Oswaldo would refocus his efforts on campaigning for the freedom of these prisoners of conscience. It took over eight years, but the last of the group of the 75 were eventually released. Many were driven into exile but a core group remains in Cuba and are still defiant. Others lost their lives defending human rights and dignity by gathering signatures for the Varela Project, such as Orlando Zapata Tamayo, who died on hunger strike on February 23, 2010.

Oswaldo continued defending human rights with well thought out projects demanding specific rights like the Heredia Project — it campaigned for Cubans to have the freedom to travel inside and outside of Cuba — and The People’s Path in 2011, which sought to lay the framework for a nonviolent democratic transition.

At the same time, Oswaldo in April 2012 denounced the campaign to marginalize the democratic opposition and the Cuban government’s efforts, along with unscrupulous allies, to carry out a fraudulent change at the expense of the freedom of the Cuban people.

Durante-el-entierro-del-oposistor-Oswaldo-Payá

Suspicious Deaths

On July 22, 2012, while heading to Santiago de Cuba in a car with Harold Cepero and two international youth leaders, on a solidarity visit, another car struck theirs. The end result was that both Harold and Oswaldo died in Bayamo, Cuba.

The Cuban government attempted to engage in a cover up and invented a story that did not line up with the known facts.

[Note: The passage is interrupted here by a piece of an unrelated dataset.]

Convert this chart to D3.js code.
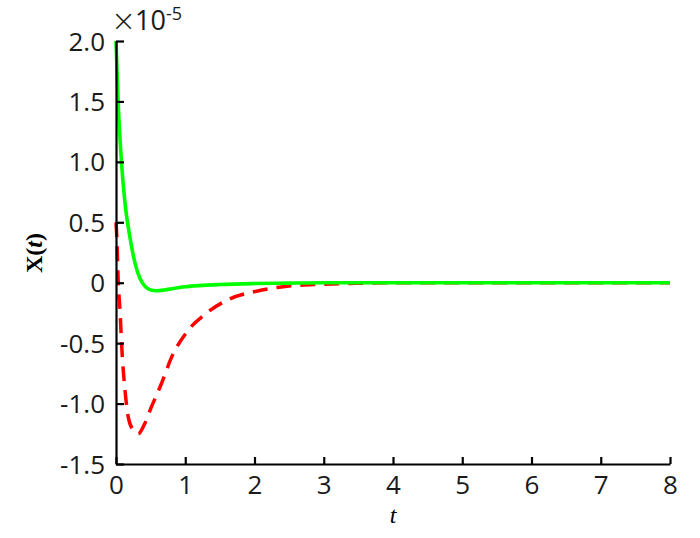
<!DOCTYPE html>
<html>
<head>
<meta charset="utf-8">
<script src="https://cdn.jsdelivr.net/npm/d3@7"></script>
<style>
  body { margin: 0; background: #fff; }
  svg { display: block; }
</style>
</head>
<body>
<div id="chart"></div>
<script>
// values are in units of 1e-5
var greenT = [0, 0.03, 0.08, 0.13, 0.2, 0.28, 0.35, 0.42, 0.5, 0.59, 0.7, 0.83, 1.0, 1.2, 1.5, 2.0, 2.5, 3.0, 4, 5, 6, 7, 8];
var greenV = [2.0, 1.51, 0.99, 0.66, 0.38, 0.15, 0.03, -0.03, -0.06, -0.066, -0.06, -0.048, -0.034, -0.024, -0.015, -0.007, -0.003, 0, 0, 0, 0, 0, 0];

var redT = [0, 0.01, 0.033, 0.06, 0.08, 0.13, 0.18, 0.25, 0.32, 0.42, 0.51, 0.66, 0.8, 1.02, 1.31, 1.64, 2.03, 2.41, 2.98, 3.5, 4, 5, 6, 7, 8];
var redV = [0.5, 0.4, 0.0, -0.25, -0.5, -0.89, -1.12, -1.22, -1.25, -1.16, -1.03, -0.83, -0.62, -0.41, -0.25, -0.135, -0.07, -0.033, -0.013, -0.005, 0, 0, 0, 0, 0];

var xTicks = [0, 1, 2, 3, 4, 5, 6, 7, 8];
var yTicks = [-1.5, -1.0, -0.5, 0, 0.5, 1.0, 1.5, 2.0];

var width = 700, height = 538;
var margin = {left: 116, right: 30, top: 41, bottom: 74};
var tickFont = "'Open Sans', sans-serif";

var svg = d3.select("#chart").append("svg")
    .attr("width", width)
    .attr("height", height);

var x = d3.scaleLinear().domain([0, 8]).range([margin.left, width - margin.right]);
var y = d3.scaleLinear().domain([-1.5, 2.0]).range([height - margin.bottom, margin.top]);

var line = d3.line()
    .x(function(d) { return x(d[0]); })
    .y(function(d) { return y(d[1]); })
    .curve(d3.curveMonotoneX);

var redData = redT.map(function(t, i) { return [t, redV[i]]; });
var greenData = greenT.map(function(t, i) { return [t, greenV[i]]; });

svg.append("path")
    .datum(redData)
    .attr("d", line)
    .attr("fill", "none")
    .attr("stroke", "#ff0000")
    .attr("stroke-width", 3.5)
    .attr("stroke-dasharray", "15,9");

svg.append("path")
    .datum(greenData)
    .attr("d", line)
    .attr("fill", "none")
    .attr("stroke", "#00ff00")
    .attr("stroke-width", 3.6);

// axes, ticks pointing inward
var xAxis = svg.append("g")
    .attr("transform", "translate(0," + y(-1.5) + ")")
    .call(d3.axisBottom(x).tickValues(xTicks).tickSizeInner(-7).tickSizeOuter(0).tickFormat(d3.format("d")));

var yAxis = svg.append("g")
    .attr("transform", "translate(" + x(0) + ",0)")
    .call(d3.axisLeft(y).tickValues(yTicks).tickSizeInner(-8).tickSizeOuter(0)
        .tickFormat(function(d) { return d === 0 ? "0" : d.toFixed(1); }));

[xAxis, yAxis].forEach(function(g) {
    g.attr("font-family", null).attr("font-size", null);
    g.select(".domain").attr("stroke", "#000").attr("stroke-width", 2.2);
    g.selectAll(".tick line").attr("stroke", "#000").attr("stroke-width", 2.2);
    g.selectAll(".tick text")
        .style("font-family", tickFont)
        .style("font-size", "26px")
        .attr("fill", "#1a1a1a");
});

xAxis.selectAll(".tick text").attr("y", 9).attr("dy", "0.8em");
yAxis.selectAll(".tick text").attr("x", -11).attr("dy", "0.35em");

// exponent
svg.append("text")
    .attr("x", 111)
    .attr("y", 31)
    .attr("fill", "#1a1a1a")
    .style("font-family", "'DejaVu Sans', sans-serif")
    .style("font-size", "30px")
    .style("font-weight", "300")
    .text("\u00d7");
var expo = svg.append("text")
    .attr("x", 135)
    .attr("y", 30)
    .attr("fill", "#1a1a1a")
    .style("font-family", tickFont)
    .style("font-size", "27px");
expo.append("tspan").text("10");
expo.append("tspan").attr("dy", -10).style("font-size", "18px").text("-5");

// axis titles
svg.append("text")
    .attr("transform", "translate(42,253) rotate(-90)")
    .attr("text-anchor", "middle")
    .style("font-family", "'Liberation Serif', 'Times New Roman', serif")
    .style("font-size", "24px")
    .style("font-weight", "bold")
    .html('X(<tspan font-style="italic">t</tspan>)');

svg.append("text")
    .attr("x", x(4))
    .attr("y", 523)
    .attr("text-anchor", "middle")
    .style("font-family", "'Liberation Serif', 'Times New Roman', serif")
    .style("font-size", "24px")
    .style("font-style", "italic")
    .text("t");
</script>
</body>
</html>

It is for that reason that the victims’ families are demanding an international investigation to learn the truth of what happened.

Oswaldo Payá Sardiñas was 60 years old at the time of his death. He had spent his entire adult life in Cuba in a struggle for Cuba’s freedom. Oswaldo’s life is an example of Mohandas Gandhi’s epigram: “Satisfaction lies in the effort, not in the attainment, full effort is full victory.”

The People’s path remains to be taken, but the surviving members of the Christian Liberation Movement have reorganized and are building upon the groundwork laid by Oswaldo for the path to a nonviolent transition in Cuba.